> _Work to do_
Leaving out every picture, copy the lines of the data exactly, from the first through the line containing "W, H = 1123, 926".

## START Listed entries

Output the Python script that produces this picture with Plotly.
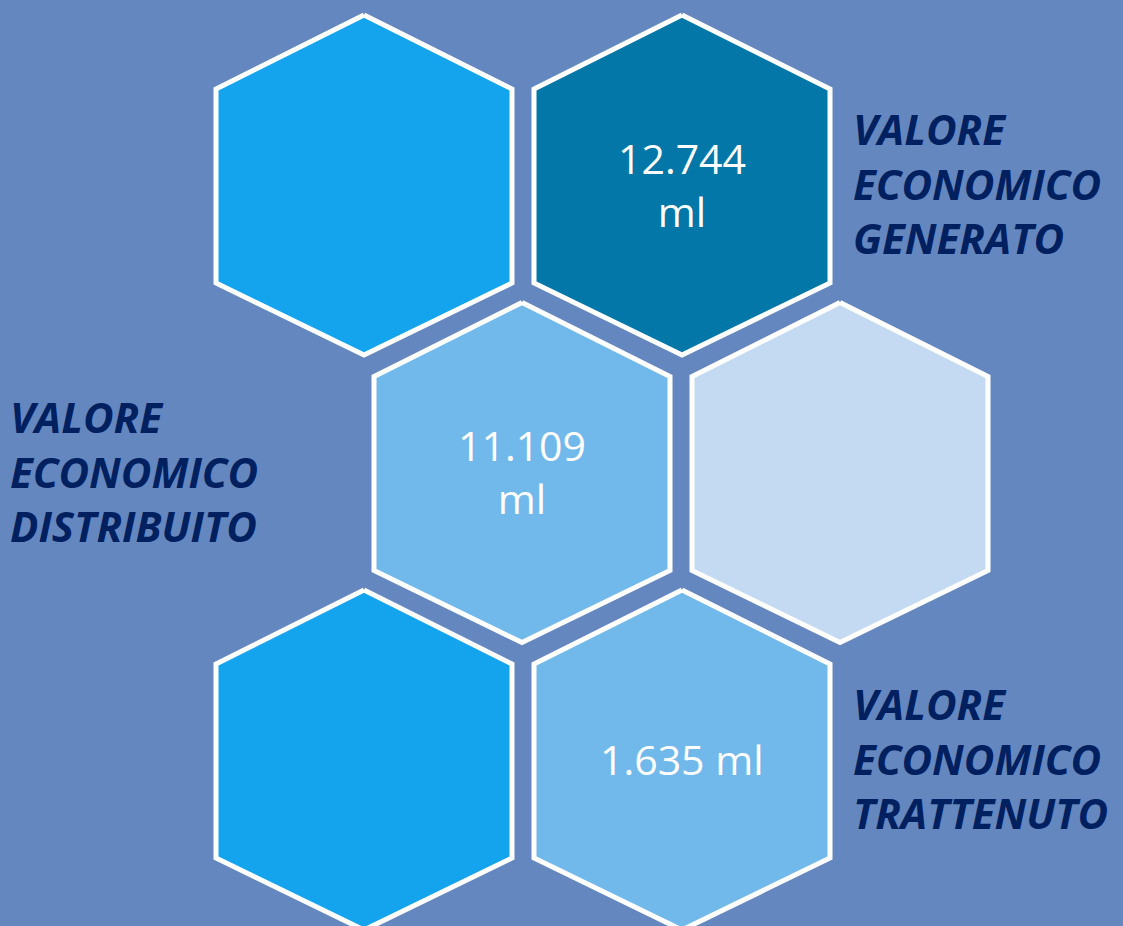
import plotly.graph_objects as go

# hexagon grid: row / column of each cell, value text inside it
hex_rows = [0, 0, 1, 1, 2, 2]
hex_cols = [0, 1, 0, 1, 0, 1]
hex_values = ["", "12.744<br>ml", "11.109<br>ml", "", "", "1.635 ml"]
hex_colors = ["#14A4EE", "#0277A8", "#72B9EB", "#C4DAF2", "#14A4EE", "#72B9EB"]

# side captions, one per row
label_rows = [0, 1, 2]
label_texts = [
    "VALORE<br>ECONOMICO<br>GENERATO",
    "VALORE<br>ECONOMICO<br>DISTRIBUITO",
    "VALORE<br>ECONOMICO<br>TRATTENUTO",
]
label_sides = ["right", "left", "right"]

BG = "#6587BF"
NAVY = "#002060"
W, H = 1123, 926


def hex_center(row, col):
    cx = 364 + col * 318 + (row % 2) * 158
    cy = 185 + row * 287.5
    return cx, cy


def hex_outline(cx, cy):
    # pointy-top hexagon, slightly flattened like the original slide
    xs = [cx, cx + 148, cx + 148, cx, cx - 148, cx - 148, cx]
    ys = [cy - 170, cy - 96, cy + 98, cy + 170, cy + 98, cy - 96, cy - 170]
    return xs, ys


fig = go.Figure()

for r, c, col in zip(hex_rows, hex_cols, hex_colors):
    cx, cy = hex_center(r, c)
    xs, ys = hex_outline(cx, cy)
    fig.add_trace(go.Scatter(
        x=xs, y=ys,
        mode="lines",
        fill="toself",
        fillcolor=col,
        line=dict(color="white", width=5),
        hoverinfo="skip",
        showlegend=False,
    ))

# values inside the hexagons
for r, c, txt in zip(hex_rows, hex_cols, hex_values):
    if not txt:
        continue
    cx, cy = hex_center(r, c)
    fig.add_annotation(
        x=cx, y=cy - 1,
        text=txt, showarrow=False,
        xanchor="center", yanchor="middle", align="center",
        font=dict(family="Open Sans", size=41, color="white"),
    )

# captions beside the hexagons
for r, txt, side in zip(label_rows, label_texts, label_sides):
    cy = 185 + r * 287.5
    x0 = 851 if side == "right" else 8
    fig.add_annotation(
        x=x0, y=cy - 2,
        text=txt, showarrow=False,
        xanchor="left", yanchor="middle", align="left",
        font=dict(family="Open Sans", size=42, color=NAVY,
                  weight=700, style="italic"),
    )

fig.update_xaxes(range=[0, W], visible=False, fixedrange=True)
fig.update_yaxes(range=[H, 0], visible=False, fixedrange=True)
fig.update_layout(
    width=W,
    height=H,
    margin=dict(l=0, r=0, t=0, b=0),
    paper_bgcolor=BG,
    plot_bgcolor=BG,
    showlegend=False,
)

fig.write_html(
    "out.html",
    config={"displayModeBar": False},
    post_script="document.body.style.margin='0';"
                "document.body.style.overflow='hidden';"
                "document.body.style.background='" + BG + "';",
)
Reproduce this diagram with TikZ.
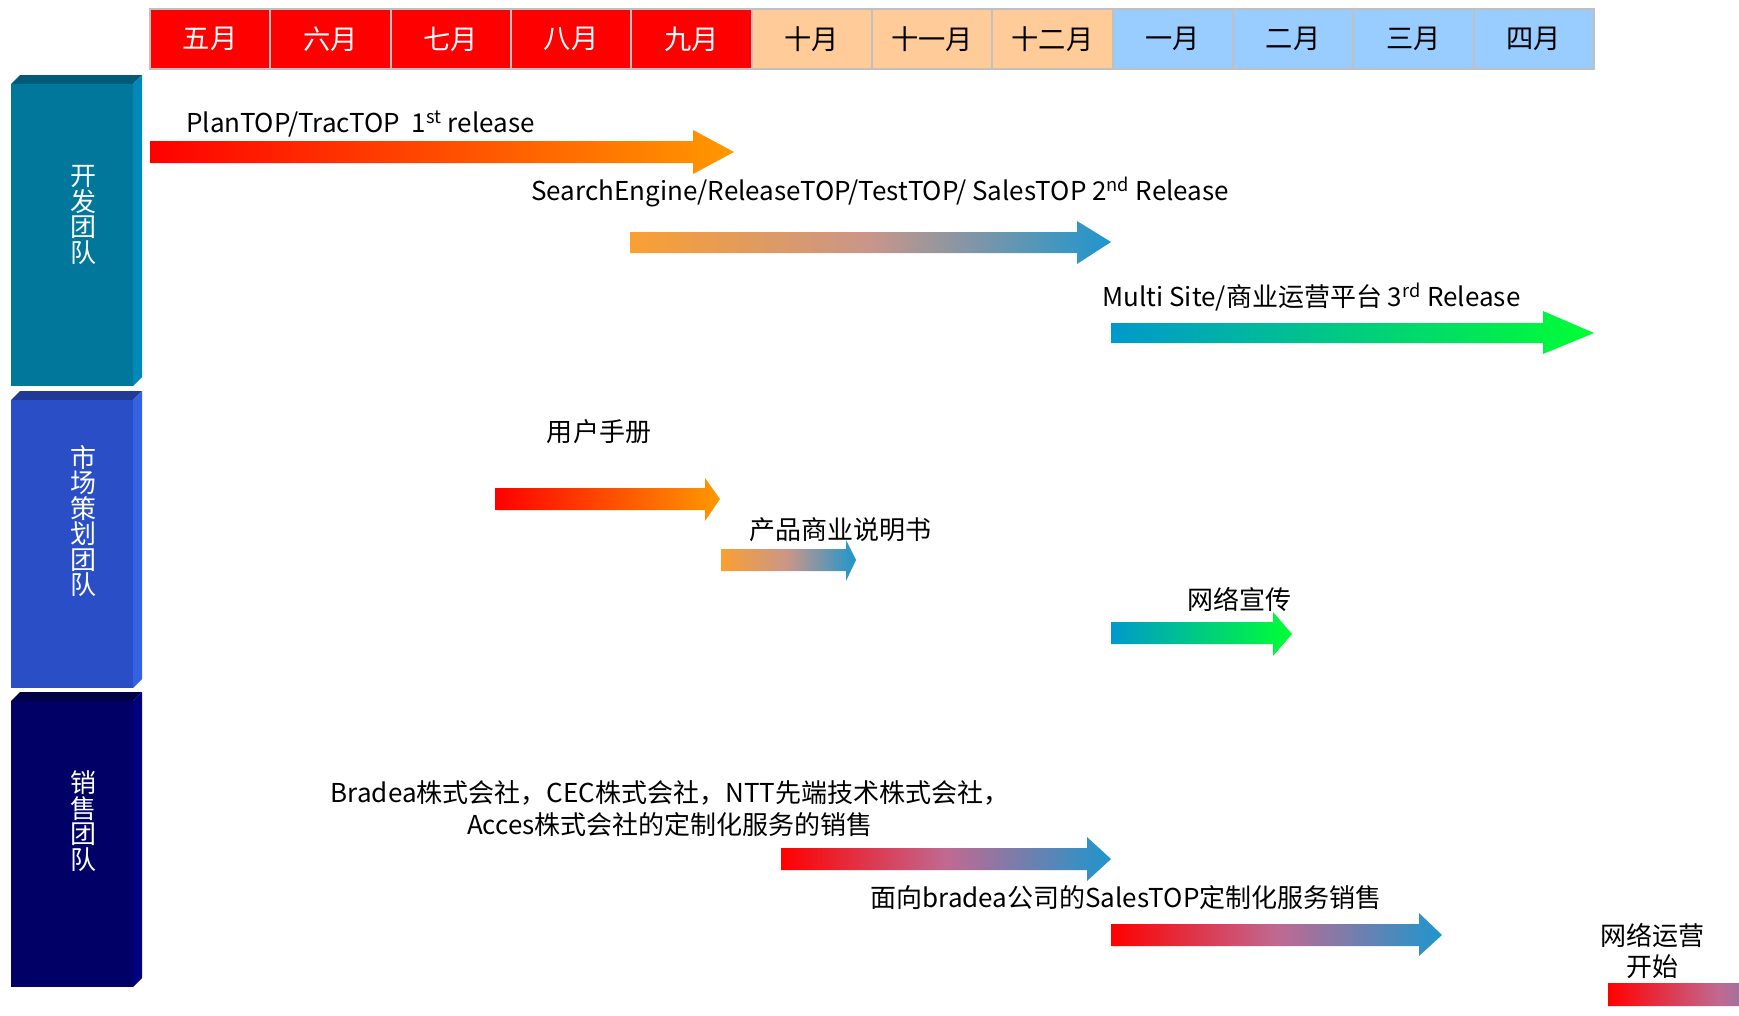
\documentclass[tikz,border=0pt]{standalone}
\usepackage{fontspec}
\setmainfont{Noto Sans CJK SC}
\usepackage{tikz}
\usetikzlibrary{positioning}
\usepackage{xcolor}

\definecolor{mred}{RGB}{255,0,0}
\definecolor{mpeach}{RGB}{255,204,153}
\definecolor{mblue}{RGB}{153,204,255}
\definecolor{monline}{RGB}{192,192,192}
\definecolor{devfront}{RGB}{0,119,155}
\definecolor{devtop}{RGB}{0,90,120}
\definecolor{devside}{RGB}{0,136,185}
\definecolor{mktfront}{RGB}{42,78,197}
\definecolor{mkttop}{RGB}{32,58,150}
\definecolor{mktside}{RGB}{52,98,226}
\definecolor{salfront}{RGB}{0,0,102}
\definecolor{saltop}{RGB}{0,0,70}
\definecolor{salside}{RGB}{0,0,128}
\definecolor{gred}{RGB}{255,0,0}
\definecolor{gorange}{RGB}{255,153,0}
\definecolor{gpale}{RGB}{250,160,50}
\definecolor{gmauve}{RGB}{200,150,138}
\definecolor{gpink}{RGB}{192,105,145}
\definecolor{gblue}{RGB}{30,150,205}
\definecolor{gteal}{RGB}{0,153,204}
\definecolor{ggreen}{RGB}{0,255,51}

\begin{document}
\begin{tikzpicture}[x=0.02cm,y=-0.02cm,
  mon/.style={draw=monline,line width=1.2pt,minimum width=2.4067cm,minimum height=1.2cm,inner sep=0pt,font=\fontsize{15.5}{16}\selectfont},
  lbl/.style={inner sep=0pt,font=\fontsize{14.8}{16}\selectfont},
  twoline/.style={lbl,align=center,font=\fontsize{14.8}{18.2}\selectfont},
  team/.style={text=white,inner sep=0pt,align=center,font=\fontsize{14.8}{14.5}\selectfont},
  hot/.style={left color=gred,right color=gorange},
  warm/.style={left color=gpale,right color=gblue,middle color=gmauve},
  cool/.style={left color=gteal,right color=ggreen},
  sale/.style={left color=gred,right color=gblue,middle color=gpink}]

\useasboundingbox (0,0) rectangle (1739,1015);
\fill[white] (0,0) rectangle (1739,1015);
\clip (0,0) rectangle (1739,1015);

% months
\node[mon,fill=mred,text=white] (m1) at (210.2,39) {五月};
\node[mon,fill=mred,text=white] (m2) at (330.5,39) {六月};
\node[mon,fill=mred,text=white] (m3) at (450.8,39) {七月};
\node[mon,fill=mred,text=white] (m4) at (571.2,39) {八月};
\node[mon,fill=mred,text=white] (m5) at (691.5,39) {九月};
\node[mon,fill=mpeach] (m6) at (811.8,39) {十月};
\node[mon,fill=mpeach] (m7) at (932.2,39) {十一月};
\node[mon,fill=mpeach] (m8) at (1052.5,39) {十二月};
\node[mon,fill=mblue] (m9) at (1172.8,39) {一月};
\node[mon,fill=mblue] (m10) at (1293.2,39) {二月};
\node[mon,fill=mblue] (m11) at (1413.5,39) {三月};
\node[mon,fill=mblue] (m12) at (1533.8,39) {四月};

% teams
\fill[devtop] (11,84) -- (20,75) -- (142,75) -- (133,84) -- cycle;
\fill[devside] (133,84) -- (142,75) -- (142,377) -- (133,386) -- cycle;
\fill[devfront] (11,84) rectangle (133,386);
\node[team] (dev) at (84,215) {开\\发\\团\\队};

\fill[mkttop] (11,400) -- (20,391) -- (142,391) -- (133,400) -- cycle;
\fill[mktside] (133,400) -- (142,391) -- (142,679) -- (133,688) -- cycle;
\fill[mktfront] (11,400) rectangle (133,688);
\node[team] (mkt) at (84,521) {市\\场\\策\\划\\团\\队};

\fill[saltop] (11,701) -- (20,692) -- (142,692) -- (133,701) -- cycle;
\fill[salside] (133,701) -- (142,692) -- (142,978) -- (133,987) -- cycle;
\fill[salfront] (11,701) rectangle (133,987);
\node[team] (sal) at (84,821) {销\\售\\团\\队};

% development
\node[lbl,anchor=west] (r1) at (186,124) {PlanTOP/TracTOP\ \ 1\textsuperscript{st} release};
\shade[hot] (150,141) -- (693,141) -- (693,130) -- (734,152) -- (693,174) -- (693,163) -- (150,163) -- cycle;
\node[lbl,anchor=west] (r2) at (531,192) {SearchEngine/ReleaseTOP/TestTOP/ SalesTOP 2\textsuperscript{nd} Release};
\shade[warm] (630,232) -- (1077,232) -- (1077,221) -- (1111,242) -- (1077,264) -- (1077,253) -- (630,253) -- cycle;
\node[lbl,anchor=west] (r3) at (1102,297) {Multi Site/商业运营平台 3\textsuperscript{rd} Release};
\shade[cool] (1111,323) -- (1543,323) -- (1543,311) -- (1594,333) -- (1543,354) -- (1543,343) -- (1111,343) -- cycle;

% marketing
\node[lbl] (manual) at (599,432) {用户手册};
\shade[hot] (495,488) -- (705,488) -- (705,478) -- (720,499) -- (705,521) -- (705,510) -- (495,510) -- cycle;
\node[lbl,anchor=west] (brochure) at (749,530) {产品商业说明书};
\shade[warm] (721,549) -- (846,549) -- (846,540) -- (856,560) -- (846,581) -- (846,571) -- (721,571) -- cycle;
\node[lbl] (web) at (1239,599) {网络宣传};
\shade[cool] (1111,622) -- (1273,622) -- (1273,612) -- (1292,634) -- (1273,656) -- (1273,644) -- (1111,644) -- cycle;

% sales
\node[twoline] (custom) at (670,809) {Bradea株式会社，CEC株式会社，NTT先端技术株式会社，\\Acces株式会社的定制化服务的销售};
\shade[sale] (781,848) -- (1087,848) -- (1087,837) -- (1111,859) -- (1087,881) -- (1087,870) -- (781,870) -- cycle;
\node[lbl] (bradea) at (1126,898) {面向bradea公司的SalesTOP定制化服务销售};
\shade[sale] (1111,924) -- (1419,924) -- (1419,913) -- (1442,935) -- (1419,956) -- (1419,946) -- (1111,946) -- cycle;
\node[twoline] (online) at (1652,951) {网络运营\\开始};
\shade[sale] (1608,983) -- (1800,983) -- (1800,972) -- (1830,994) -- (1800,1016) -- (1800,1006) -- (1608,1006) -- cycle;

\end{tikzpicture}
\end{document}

## END Listed entries

> _Task solution_
Output the Python script that produces this picture with Plotly.
import plotly.graph_objects as go

# hexagon grid: row / column of each cell, value text inside it
hex_rows = [0, 0, 1, 1, 2, 2]
hex_cols = [0, 1, 0, 1, 0, 1]
hex_values = ["", "12.744<br>ml", "11.109<br>ml", "", "", "1.635 ml"]
hex_colors = ["#14A4EE", "#0277A8", "#72B9EB", "#C4DAF2", "#14A4EE", "#72B9EB"]

# side captions, one per row
label_rows = [0, 1, 2]
label_texts = [
    "VALORE<br>ECONOMICO<br>GENERATO",
    "VALORE<br>ECONOMICO<br>DISTRIBUITO",
    "VALORE<br>ECONOMICO<br>TRATTENUTO",
]
label_sides = ["right", "left", "right"]

BG = "#6587BF"
NAVY = "#002060"
W, H = 1123, 926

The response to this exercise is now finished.